Should homeschool debate clubs register at Section 527 organizations?
Bradley Smith argues that federal government restrictions on tea party and other Constitution and conservative groups were not related to their tax-exempt status, but rather to their ability to gather, raise funds, and speak out on political topics (“The IRS Attack on Political Speech,” WSJ, August 5, 2013, online, and in print, August 6, 2013, page A13).
Tea Party and patriot groups were waiting for approve for Section 501(c)(4) status (not 501(c)(3) tax-exempt status). Smith notes:
IRS apologists argue that Section 501(c)(4) requires organizations to operate “exclusively for the promotion of social welfare,” but Section 501(c)(4) has never been interpreted to prohibit all political activity.

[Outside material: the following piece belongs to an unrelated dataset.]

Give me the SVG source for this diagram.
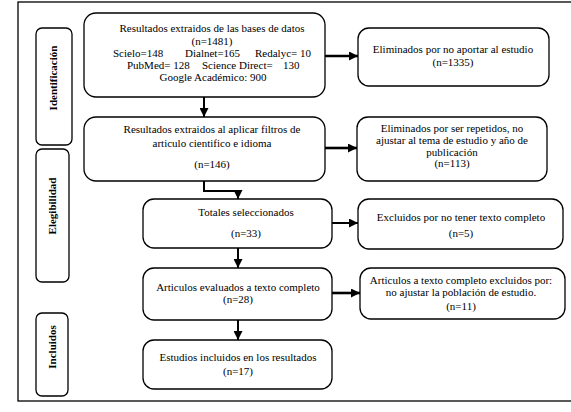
<svg xmlns="http://www.w3.org/2000/svg" width="571" height="412" viewBox="0 0 571 412">
<style>
  .frame { fill: none; stroke: #000; stroke-width: 1.3; }
  .box { fill: #fff; stroke: #000; stroke-width: 1.3; }
  .t { font-family: "Liberation Serif", "Times New Roman", serif; font-size: 11px; fill: #000; text-anchor: middle; }
  .ts { font-family: "Liberation Serif", "Times New Roman", serif; font-size: 11px; fill: #000; }
  .lbl { font-family: "Liberation Serif", "Times New Roman", serif; font-size: 11px; font-weight: bold; fill: #000; text-anchor: middle; }
  .conn { fill: none; stroke: #000; stroke-width: 2; }
  .thick { stroke-width: 2.6; }
</style>
<defs>
  <marker id="ah" markerUnits="userSpaceOnUse" markerWidth="9" markerHeight="9" viewBox="0 0 9 9" refX="9" refY="4.5" orient="auto">
    <path d="M0,0 L9,4.5 L0,9 Z" fill="#000"/>
  </marker>
</defs>
<rect width="571" height="412" fill="#fff"/>
<rect class="frame" x="18" y="2" width="570" height="399"/>

<g id="lbl-identificacion">
  <rect class="box" x="36" y="28" width="36" height="117" rx="6"/>
  <text class="lbl" transform="translate(57,78) rotate(-90)">Identificación</text>
</g>
<g id="lbl-elegibilidad">
  <rect class="box" x="36" y="149" width="33" height="133" rx="6"/>
  <text class="lbl" transform="translate(56,206) rotate(-90)">Elegibilidad</text>
</g>
<g id="lbl-incluidos">
  <rect class="box" x="36" y="313" width="32" height="83" rx="6"/>
  <text class="lbl" transform="translate(56,347) rotate(-90)">Incluidos</text>
</g>

<g id="connectors">
  <line class="conn" x1="204" y1="97" x2="204" y2="117" marker-end="url(#ah)"/>
  <polyline class="conn" points="204,181 204,191 238,191 238,199" marker-end="url(#ah)"/>
  <line class="conn" x1="238" y1="248" x2="238" y2="268" marker-end="url(#ah)"/>
  <line class="conn" x1="238" y1="320" x2="238" y2="340" marker-end="url(#ah)"/>
  <line class="conn thick" x1="325" y1="56" x2="358" y2="56" marker-end="url(#ah)"/>
  <line class="conn thick" x1="325" y1="148" x2="357" y2="148" marker-end="url(#ah)"/>
  <line class="conn" x1="332" y1="223" x2="358" y2="223" marker-end="url(#ah)"/>
  <line class="conn thick" x1="332" y1="293" x2="360" y2="293" marker-end="url(#ah)"/>
</g>

<g id="n-bases">
  <rect class="box" x="84" y="13" width="241" height="84" rx="12"/>
  <text class="t" x="212" y="32">Resultados extraidos de las bases de datos</text>
  <text class="t" x="212" y="45">(n=1481)</text>
  <text class="ts" y="57"><tspan x="113">Scielo=148</tspan><tspan x="185">Dialnet=165</tspan><tspan x="255">Redalyc= 10</tspan></text>
  <text class="ts" y="69"><tspan x="127">PubMed= 128</tspan><tspan x="202">Science Direct=</tspan><tspan x="283">130</tspan></text>
  <text class="t" x="213" y="81">Google Académico: 900</text>
</g>
<g id="n-filtros">
  <rect class="box" x="84" y="117" width="241" height="64" rx="12"/>
  <text class="t" x="212" y="133">Resultados extraidos al aplicar filtros de</text>
  <text class="t" x="212" y="147">articulo cientifico e idioma</text>
  <text class="t" x="212" y="168">(n=146)</text>
</g>
<g id="n-totales">
  <rect class="box" x="143" y="199" width="189" height="49" rx="11"/>
  <text class="t" x="246" y="216">Totales seleccionados</text>
  <text class="t" x="246" y="237">(n=33)</text>
</g>
<g id="n-evaluados">
  <rect class="box" x="143" y="268" width="189" height="52" rx="11"/>
  <text class="t" x="238" y="291">Articulos evaluados a texto completo</text>
  <text class="t" x="238" y="303">(n=28)</text>
</g>
<g id="n-incluidos">
  <rect class="box" x="143" y="340" width="189" height="49" rx="11"/>
  <text class="t" x="238" y="361">Estudios incluidos en los resultados</text>
  <text class="t" x="238" y="375">(n=17)</text>
</g>

<g id="r-eliminados1">
  <rect class="box" x="358" y="28" width="191" height="58" rx="11"/>
  <text class="t" x="453" y="53">Eliminados por no aportar al estudio</text>
  <text class="t" x="453" y="66">(n=1335)</text>
</g>
<g id="r-eliminados2">
  <rect class="box" x="357" y="117" width="190" height="64" rx="11"/>
  <text class="t" x="452" y="132">Eliminados por ser repetidos, no</text>
  <text class="t" x="452" y="144">ajustar al tema de estudio y año de</text>
  <text class="t" x="452" y="156">publicación</text>
  <text class="t" x="452" y="167">(n=113)</text>
</g>
<g id="r-excluidos">
  <rect class="box" x="358" y="199" width="205" height="50" rx="11"/>
  <text class="t" x="461" y="221">Excluidos por no tener texto completo</text>
  <text class="t" x="461" y="237">(n=5)</text>
</g>
<g id="r-excluidos2">
  <rect class="box" x="360" y="268" width="205" height="51" rx="11"/>
  <text class="t" x="461" y="284">Articulos a texto completo excluidos por:</text>
  <text class="t" x="461" y="296">no ajustar la población de estudio.</text>
  <text class="t" x="461" y="310">(n=11)</text>
</g>
</svg>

Groups advocating more government “social welfare” qualify and quickly receive the 501(c)(4) status. Apparently though, anti-government groups are suspected of being anti-social welfare. Without government and the various well-intended wage laws, employment regulations, and government social justice programs, fans of The State envision social welfare shoved over a cliff. (Sociologist Franz Oppenheimer offers a far more skeptical view of The State.)
As dozens or hundreds of these groups waited for government approval to speak out against elected politicians and federal government policies, the bland 2012 national election campaign came and went.

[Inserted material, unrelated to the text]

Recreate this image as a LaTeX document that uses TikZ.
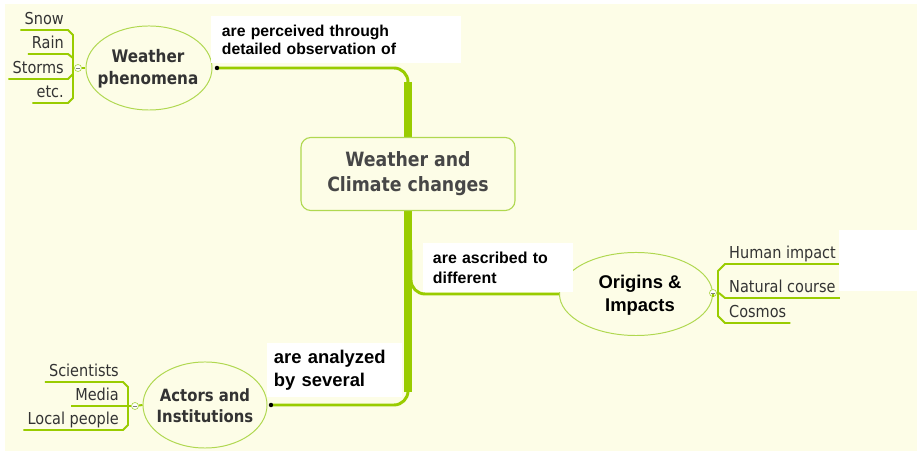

I wondered at the time where the strong, sometimes strident (and sometimes a bit crazy) Tea Party and pro-Constitution voices went, after they were so much in the news ahead of the 2010 elections.
Turns out that with current federal election law, everyday people can’t organize and raise funds for political speech without a license from the federal government. If that seems weird and repressive, well, it is. The stated goal is to have transparency, so that big corporations, unions, and rich folks can’t stuff funds into political advocacy campaigns without their support being reported to the government and the public. But government-approved 501(c)4 groups can and do promote big-government policies and politicians every election cycle.
Here is an example from June, 2012, ahead of the last national elections: Wyoming Liberty and other groups wanted to spend money on political advertising but couldn’t find out from the Federal Election Commission if they were allowed to under current federal election law. The trib.com article begins:
Attorneys for three Wyoming residents who formed a grassroots organization called “Free Speech” filed a lawsuit in federal court…
The first two words, “Attorneys for,” suggest a first restriction on free speech. If you can’t afford attorneys to advise you on federal election law, your group better sit out this campaign season. Better to just campaign for and donate to established candidates, rather than rock the establishment boat.
The Federal Election Commission did respond. Three times:
The organization in February sought an advisory opinion from the FEC to be sure its program would be consistent with the law. Ultimately, the FEC provided three contradictory draft advisory opinions, the lawsuit said. If the group does not register as a political action committee and then runs ads, it could be deemed in violation of the rules and subject to civil and criminal penalties.
More from Bradley Smith’s WSJ op-ed on why pro-government groups with their built-in “social welfare” clauses get a quick pass from the IRS:
This explains why left-wing groups such as MoveOn.org, People for the American Way, Naral Pro-Choice America, and the Brady Campaign to Prevent Gun Violence have operated for years under 501(c)(4) status. They spend millions to support liberal candidates and agendas, with nary a protest from Democrats now raging against the tea parties and other conservatives. By delaying approval for conservative groups, the IRS left them in legal limbo, with uncertain liabilities, obligations and ability to act…
For students researching federal election law reform, more layers of campaign regulation will not be the best solution. Campaign law is already complicated and each revision of regulations will likely require more lawyers to interpret and advise.
Smith claims these regulations limit freedom of speech by putting restrictions on efforts to organize and promote some kinds of political speech to wider audiences (for which donations are key).
|“The IRS Attack on Political Speech (WSJ, August 5, 2013, online, and in print, August 6, 2013, page A13).|
If the Federal Election Commission decides to investigate homeschool debate clubs, will they discover unregistered political advocacy?
Bradley Smith is Chairman of the Center for Competitive Politics, and was chairman of the Federal Election Commission.